Taos and Santa Fe Art Colonies

Pueblo Of Taos, painting by Victor Higgins

In the late 1800s and early 1900s, as travel across the country became easier with railways and cars, artists began to trek farther from the urban art centers like New York City and Philadelphia in search of new subject matter. Over time artists gathered in select towns year after year across the country. These smaller towns, often surrounded by beautiful scenery, interesting people, and communities that were welcoming toward artists, became known as art colonies.

Taos Society of Artists

The town of Taos, a small Hispanic agricultural community a few miles from the thousand-year-old Taos Pueblo, was the first town in New Mexico to harbor an art colony. Artists were drawn by its cultural diversity as well as its beautiful surroundings.

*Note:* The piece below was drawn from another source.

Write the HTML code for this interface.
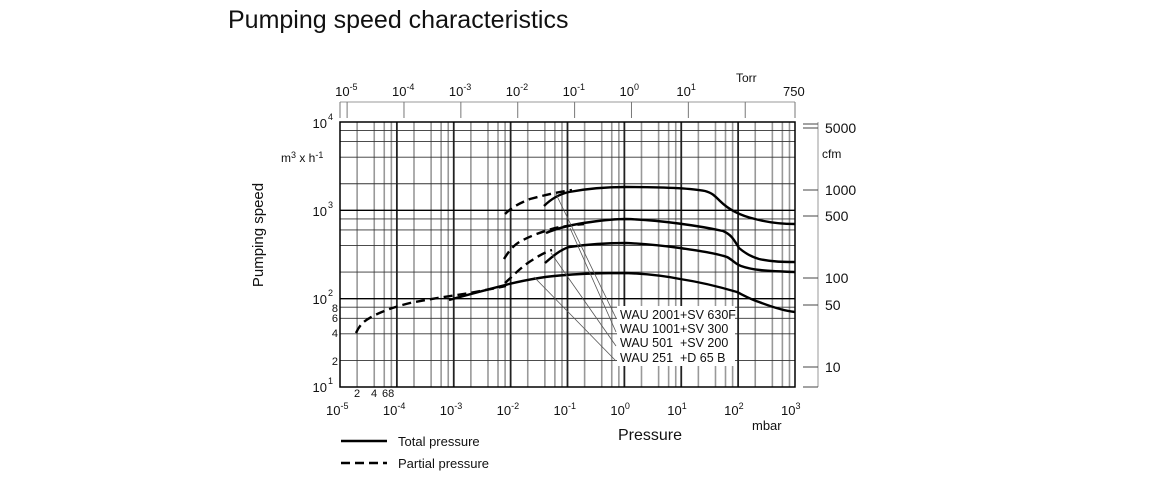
<!DOCTYPE html>
<html><head><meta charset="utf-8"><style>
body{margin:0;background:#fff;width:1160px;height:480px;overflow:hidden}
svg{display:block}
text{font-family:"Liberation Sans",Arial,sans-serif;fill:#111}
</style></head><body>
<svg id="s" width="1160" height="480" viewBox="0 0 1160 480" xmlns="http://www.w3.org/2000/svg">
<text x="228" y="28" font-size="25" fill="#222">Pumping speed characteristics</text>
<g id="grid"></g>
<rect x="340" y="122" width="455" height="265" fill="none" stroke="#000" stroke-width="1.5"/>
<line x1="340" y1="102" x2="795" y2="102" stroke="#999" stroke-width="1"/>
<g id="torr"></g>
<text x="736" y="82" font-size="12">Torr</text>
<text x="783" y="96" font-size="13">750</text>
<line x1="818" y1="122" x2="818" y2="387" stroke="#999" stroke-width="1"/>
<g stroke="#444" stroke-width="1">
<line x1="803" y1="124" x2="818" y2="124"/><line x1="803" y1="128" x2="818" y2="128"/>
<line x1="803" y1="190" x2="818" y2="190"/><line x1="803" y1="216" x2="818" y2="216"/>
<line x1="803" y1="278" x2="818" y2="278"/><line x1="803" y1="305" x2="818" y2="305"/>
<line x1="803" y1="367" x2="818" y2="367"/><line x1="803" y1="387" x2="818" y2="387"/>
</g>
<g font-size="14">
<text x="825" y="133">5000</text><text x="825" y="195">1000</text><text x="825" y="221">500</text>
<text x="825" y="283">100</text><text x="825" y="310">50</text><text x="825" y="372">10</text>
</g>
<text x="822" y="158" font-size="12">cfm</text>
<g font-size="13" text-anchor="end">
<text x="327" y="128">10</text><text x="327" y="216">10</text><text x="327" y="304">10</text><text x="327" y="392">10</text>
</g>
<g font-size="9"><text x="328" y="120">4</text><text x="328" y="208">3</text><text x="328" y="296">2</text><text x="328" y="384">1</text></g>
<g font-size="11" text-anchor="end"><text x="338" y="312">8</text><text x="338" y="322">6</text><text x="338" y="337">4</text><text x="338" y="365">2</text></g>
<text x="281" y="162" font-size="12">m<tspan font-size="9" dy="-4">3</tspan><tspan dy="4"> x h</tspan><tspan font-size="9" dy="-4">-1</tspan></text>
<text transform="translate(263,235) rotate(-90)" font-size="15" text-anchor="middle">Pumping speed</text>
<g id="xl" font-size="13"></g>
<g font-size="11"><text x="354" y="397">2</text><text x="371" y="397">4</text><text x="382" y="397">68</text></g>
<text x="618" y="440" font-size="16">Pressure</text>
<text x="752" y="430" font-size="13">mbar</text>
<g fill="none" stroke="#000" stroke-width="2.4" stroke-linejoin="round">
<path d="M544,206 C552,198 560,194 569,192 C590,188 610,187 626,187 C660,187 690,188 705,191 C712,193 714,195 720,201 C730,211 742,216 755,219 C770,223 785,224 795,224"/>
<path d="M546,233 C560,227 575,224 591,222 C605,220 615,219 626,219 C660,220 700,226 723,231 C732,235 734,240 739,248 C746,254 752,257 759,259 C772,262 785,262 795,262"/>
<path d="M545,263 C553,256 560,250 569,247 C590,244 610,243 626,243 C650,244 665,246 680,248 C700,251 715,253 727,257 C733,260 735,264 741,266 C752,270 765,271 795,272"/>
<path d="M449,300 C470,294 490,289 509,284 C530,279 548,276 566,275 C590,273 610,273 626,273 C650,274 665,276 680,279 C700,282 720,287 737,292 C745,296 750,299 759,302 C772,307 785,311 795,312"/>
</g>
<g fill="none" stroke="#000" stroke-width="2.4" stroke-dasharray="9,5">
<path d="M505,214 C512,207 520,203 530,199 C545,195 558,192 572,190"/>
<path d="M504,259 C510,249 516,243 523,240 C535,234 545,231 555,228 C565,226 575,225 584,224"/>
<path d="M505,283 C515,274 522,266 534,259 C540,255 546,252 552,250"/>
<path d="M356,333 C360,324 365,320 375,315 C388,309 398,306 410,303 C430,299 450,296 470,293 C485,290 497,288 506,286"/>
</g>
<g stroke="#555" stroke-width="0.8">
<line x1="556" y1="194" x2="616" y2="318"/>
<line x1="570" y1="228" x2="616" y2="332"/>
<line x1="551" y1="253" x2="616" y2="346"/>
<line x1="534" y1="277" x2="616" y2="361"/>
</g>
<rect x="617" y="306" width="118" height="60" fill="#fff"/>
<g font-size="12.5">
<text x="620" y="319">WAU 2001+SV 630F</text>
<text x="620" y="333">WAU 1001+SV 300</text>
<text x="620" y="347">WAU 501&#160;&#160;+SV 200</text>
<text x="620" y="362">WAU 251&#160;&#160;+D 65 B</text>
</g>
<line x1="341" y1="441" x2="387" y2="441" stroke="#000" stroke-width="2.4"/>
<line x1="341" y1="463" x2="387" y2="463" stroke="#000" stroke-width="2.4" stroke-dasharray="9,5"/>
<text x="398" y="446" font-size="13">Total pressure</text>
<text x="398" y="468" font-size="13">Partial pressure</text>
</svg>
<script>
var NS="http://www.w3.org/2000/svg";
function el(p,t,a,txt){var e=document.createElementNS(NS,t);for(var k in a)e.setAttribute(k,a[k]);if(txt!==undefined)e.textContent=txt;p.appendChild(e);return e;}
var g=document.getElementById('grid'),L=340,R=795,T=122,B=387,dx=(R-L)/8,dy=(B-T)/3;
function X(l){return L+(l+5)*dx;} function Y(l){return B-(l-1)*dy;}
for(var d=-5;d<3;d++){[2,4,6,8].forEach(function(m){var x=X(d+Math.log10(m));el(g,'line',{x1:x,y1:T,x2:x,y2:B,stroke:'#999','stroke-width':1.6});});}
for(var d=1;d<4;d++){[2,4,6,8].forEach(function(m){var y=Y(d+Math.log10(m));el(g,'line',{x1:L,y1:y,x2:R,y2:y,stroke:'#333','stroke-width':0.9});});}
for(var d=-4;d<3;d++){var x=X(d);el(g,'line',{x1:x,y1:T,x2:x,y2:B,stroke:'#222','stroke-width':1.8});}
for(var d=2;d<4;d++){var y=Y(d);el(g,'line',{x1:L,y1:y,x2:R,y2:y,stroke:'#000','stroke-width':1.3});}
var t=document.getElementById('torr');
el(t,'line',{x1:L,y1:102,x2:L,y2:118,stroke:'#777'});el(t,'line',{x1:R,y1:102,x2:R,y2:118,stroke:'#777'});
var sh=Math.log10(1.33322);
for(var d=-5;d<3;d++){var x=X(d+sh);el(t,'line',{x1:x,y1:102,x2:x,y2:118,stroke:'#777'});
 if(d<2){var tx=el(t,'text',{x:x-12,y:96,'font-size':13},'10');el(tx,'tspan',{dy:-6,'font-size':9},(d<0?'-':'')+Math.abs(d));}}
var xl=document.getElementById('xl');
for(var d=-5;d<=3;d++){var x=X(d);var tx=el(xl,'text',{x:x-14,y:415},'10');el(tx,'tspan',{dy:-6,'font-size':9},String(d));}
</script>
</body></html>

The first formal art association in the Southwest was the Taos Society of Artists, founded in 1915 to organize sales and exhibitions of the works of its members. The Society circulated exhibitions to major cities, and its fame was further enhanced by the Atchison, Topeka, and Santa Fe Railway. The railroad commissioned members of the Taos Society of Artists to paint pictures for display in ticket offices and to be reproduced on tickets, calendars, dining car menus, and posters promoting travel in the Southwest.

Ernest Blumenschein was one of the most influential members of the Taos Society of Artists. Blumenschein was a musician as well as a painter, and his objective was to bring every natural and man-made element in a composition into perfect harmony. Like Ernest Blumenschein, Walter Ufer often incorporated into his work realistic elements that represent the clash and combination of cultures in the Southwest.

Santa Fe Art Colony

Santa Fe was not far behind in establishing itself as an art colony. On the route of the Atchison, Topeka, and Santa Fe Railway line, it was easier to access than Taos. In the 1910s the small city also started actively courting artists, offering free studio and exhibition space to artists who visited from the eastern US.

One artist who ventured to the Santa Fe art colony early on was John Sloan. Already an illustrator and painter in New York, Sloan enjoyed painting the people and places of New Mexico, in a lighter color palette than seen his New York works.